29. The apparatus of claim 28, wherein the articulated tube is received in a slotted tube which is connected to the pivoting arm, wherein the articulated tube cannot rotate around its longitudinal axis, relative to the slotted tube, and wherein the articulated tube can slide along its longitudinal axis along a distance determined by a length of a slot.

30. The apparatus of claim 28, further comprising an anti-yaw tube, connected to the second end of the articulated tube, and being connectable to an aircraft.

31. The apparatus of claim 30, wherein the apparatus includes a bracket connected to the second end of the articulated tube, and wherein the anti-yaw tube is connected to said bracket and also to a cross tube which is insertable into a frame of an aircraft.

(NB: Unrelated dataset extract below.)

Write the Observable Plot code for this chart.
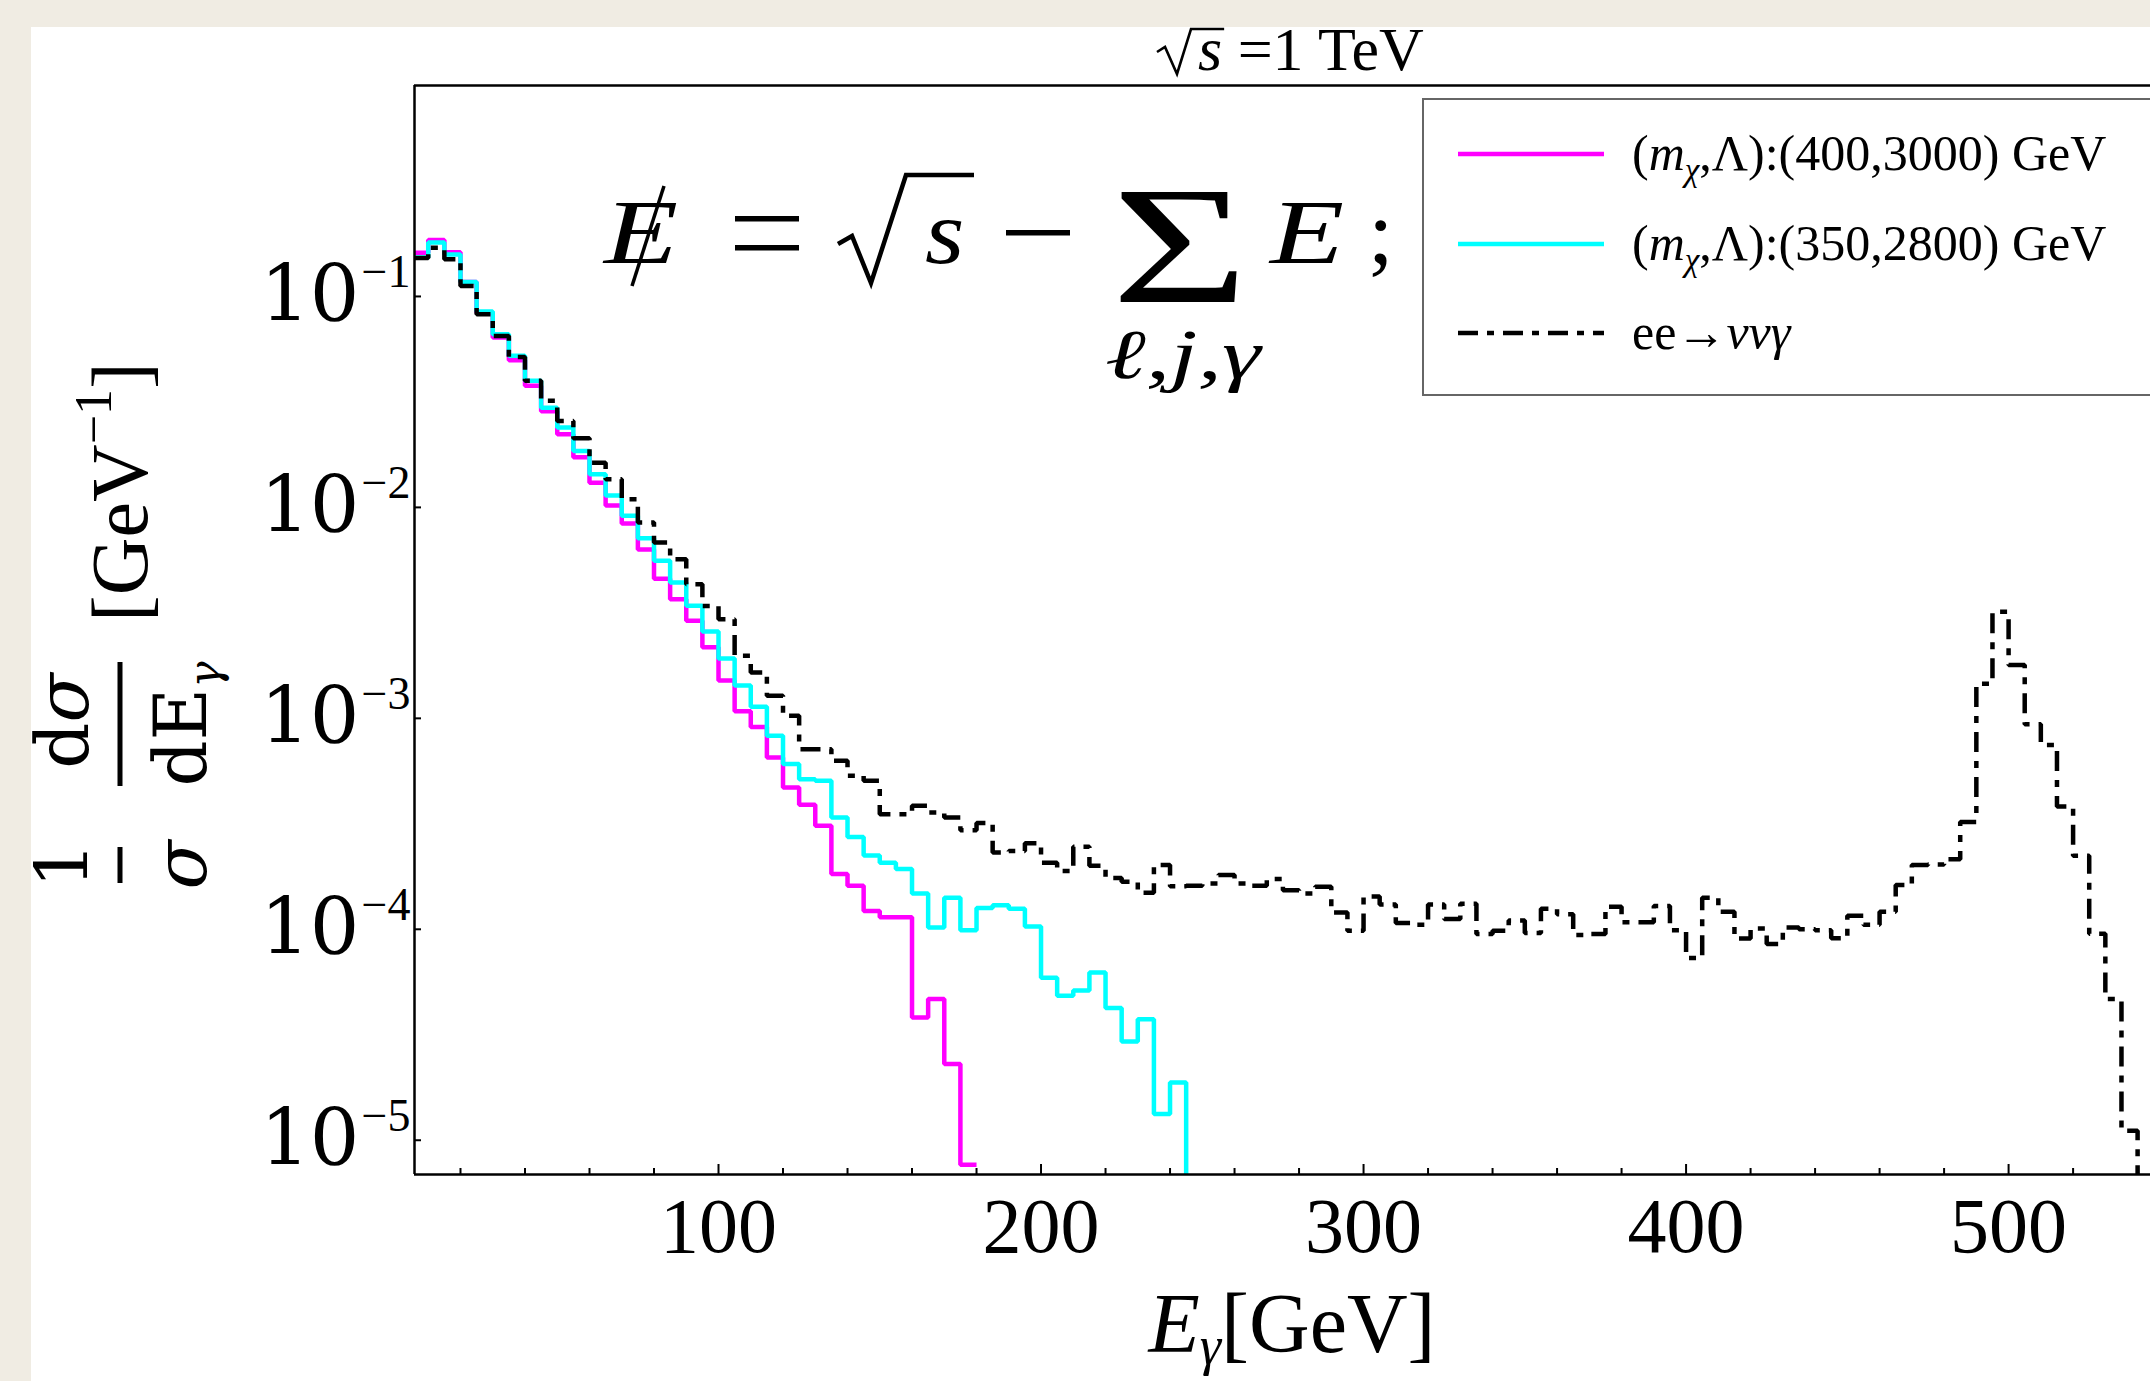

32. A method of aerial harvesting of a felled tree trunk, the method comprising the steps of:

a) suspending a grasping and cutting device, by a flexible cord, from a helicopter, in a vicinity of a tree trunk to be harvested,

b) remotely operating at least one jaw, mounted on the grasping and cutting device, so as to engage the tree trunk, the remotely operating step including the steps of controlling a first and second rotation means, wherein the first rotation means comprises means for rotating the frame about a pivot point, and wherein the second rotation means comprises means for rotating the frame about an axis which is substantially the same as a longitudinal axis of the flexible cord, wherein the grasping and cutting device is remotely positioned to grasp and cut a tree, and wherein the tree trunk is suspended from the helicopter, and

c) carrying the tree trunk, by helicopter, to another location.

33. The method of claim 32, wherein the grasping and cutting device includes an altimeter and a camera, and means for transmitting information from the altimeter and camera to an operator in the helicopter, and wherein the method includes using said information to position the grasping and cutting device so as to harvest a tree trunk.